We have evaluated data from this journal over the past 5 years. These data demonstrate an increase in reviewer invitations from 2481 in 2020 to 4306 in 2025, corresponding to the increase in submissions we have seen in that time. The number agreeing to review has dropped from 1052 annually (42% of invitees) to 828 (19% of invitees) over this period. Frustratingly, 50% of invitations in 2025 received no response whatsoever, the system causing them to ‘autodecline’ after 6 weeks. A reviewer actively declining to review actually speeds up the process by enabling the search for an alternate reviewer in a more timely manner.
What are the solutions? Increasing ‘desk rejection’ by Editors will reduce the reviewer load, but may inappropriately lose valuable contributions that only the niche expert may recognize.
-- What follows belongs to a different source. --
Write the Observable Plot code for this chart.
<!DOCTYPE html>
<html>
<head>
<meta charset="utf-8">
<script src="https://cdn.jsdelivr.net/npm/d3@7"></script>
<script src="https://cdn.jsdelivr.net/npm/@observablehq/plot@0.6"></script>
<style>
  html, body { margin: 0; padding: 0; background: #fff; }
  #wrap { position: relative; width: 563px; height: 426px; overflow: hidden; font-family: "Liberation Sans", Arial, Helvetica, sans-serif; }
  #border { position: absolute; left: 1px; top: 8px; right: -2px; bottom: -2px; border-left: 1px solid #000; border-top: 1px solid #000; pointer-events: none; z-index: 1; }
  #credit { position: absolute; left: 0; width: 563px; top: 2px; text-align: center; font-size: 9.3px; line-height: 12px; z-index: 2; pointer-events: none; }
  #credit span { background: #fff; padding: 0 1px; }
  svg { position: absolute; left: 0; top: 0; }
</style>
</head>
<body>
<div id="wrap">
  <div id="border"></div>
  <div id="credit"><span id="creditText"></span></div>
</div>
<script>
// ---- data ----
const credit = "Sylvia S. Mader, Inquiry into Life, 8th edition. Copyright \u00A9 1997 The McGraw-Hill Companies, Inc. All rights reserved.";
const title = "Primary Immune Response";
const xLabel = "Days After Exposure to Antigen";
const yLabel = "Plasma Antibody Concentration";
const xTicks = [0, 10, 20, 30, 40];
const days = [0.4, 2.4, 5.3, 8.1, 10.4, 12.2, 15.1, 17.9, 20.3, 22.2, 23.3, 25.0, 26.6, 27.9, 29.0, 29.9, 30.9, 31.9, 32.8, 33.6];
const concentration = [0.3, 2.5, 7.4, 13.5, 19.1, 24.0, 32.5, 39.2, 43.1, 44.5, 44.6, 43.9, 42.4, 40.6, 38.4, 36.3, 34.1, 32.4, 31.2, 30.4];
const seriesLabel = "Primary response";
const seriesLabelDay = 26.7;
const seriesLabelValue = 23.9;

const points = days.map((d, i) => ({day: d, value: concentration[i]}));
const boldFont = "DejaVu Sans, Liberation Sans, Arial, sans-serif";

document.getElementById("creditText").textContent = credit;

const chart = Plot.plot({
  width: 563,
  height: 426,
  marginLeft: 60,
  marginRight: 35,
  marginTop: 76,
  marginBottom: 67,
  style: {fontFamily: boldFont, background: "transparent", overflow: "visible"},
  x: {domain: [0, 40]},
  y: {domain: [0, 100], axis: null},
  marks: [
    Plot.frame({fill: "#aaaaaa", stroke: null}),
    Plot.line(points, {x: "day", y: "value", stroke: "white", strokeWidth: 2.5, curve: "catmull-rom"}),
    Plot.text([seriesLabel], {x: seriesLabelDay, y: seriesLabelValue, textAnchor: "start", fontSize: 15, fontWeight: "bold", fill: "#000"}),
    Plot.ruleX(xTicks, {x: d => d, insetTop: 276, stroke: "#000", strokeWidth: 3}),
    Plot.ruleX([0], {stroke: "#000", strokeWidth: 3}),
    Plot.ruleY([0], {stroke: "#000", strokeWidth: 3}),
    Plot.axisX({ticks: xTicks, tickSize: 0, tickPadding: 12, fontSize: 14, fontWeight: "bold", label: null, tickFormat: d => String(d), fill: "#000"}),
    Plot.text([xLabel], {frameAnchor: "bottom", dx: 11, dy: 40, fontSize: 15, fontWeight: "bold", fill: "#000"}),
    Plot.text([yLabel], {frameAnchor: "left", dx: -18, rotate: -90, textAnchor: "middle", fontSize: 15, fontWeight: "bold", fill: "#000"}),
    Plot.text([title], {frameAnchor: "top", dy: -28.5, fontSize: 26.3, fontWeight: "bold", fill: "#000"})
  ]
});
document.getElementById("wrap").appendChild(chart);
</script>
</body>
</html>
Clinicians receive no training in the process of peer review, and a process of peer-review training and co-review has been suggested. 3 Training our resident doctors in peer review is both educational for them as individuals and beneficial to the specialty in which they work. However, when clinical work is already busy and many doctors are overstretched, this is unlikely to be a personal priority for either the resident doctor or the educators.
The incentivization of reviewers is a controversial topic. Many journals (such as our own) publish a list of reviewers annually in recognition of their service, but some form of more meaningful academic credit or financial compensation may eventually become necessary. Non-financial incentives include letters to academic institutions recognizing the work, CME certificates, or perhaps the prestige of an invitation to the Editorial Board or to author an Editorial (although associated with an increased workload). 2 In the UK, peer review can be recognized as self-entered Continuing Professional Development for many specialties and contributes to the achievement of yearly targets for each clinician, but anecdotally, this does not appear well known to clinician colleagues.
Many journals have adopted an open review system, where reviews (with reviewer identified) are published, which can act as an added educational process. In a small field like Obstetric Medicine, this may disincentivize reviewers as well as authors, given the high chance of existing or future personal relationships between them.
Artificial Intelligence tools may play a role, for example in identifying researchers who could act as reviewers, assessing the accuracy of reviews, providing reviewer feedback, and perhaps, in the future, even performing the role of expert reviewer.4,5
The problem is further compounded by the vast number of unsolicited automated emails that academics and clinicians receive, so even when review requests are appropriately sent to potentially suitable reviewers, it is difficult to know how to ensure that our approaches stand out.
To our readers, authors and reviewers, you are such an important and appreciated part of our journal, and responsible for the journal growing in size, reach and prominence. Our search for reviewers is now the most time-consuming part of the editorial process and is responsible for significant delays. We would ask that you consider a request to review as an important act of stewardship for our small but essential field, and help us actively expand the pool of available reviewers to more effectively share the workload.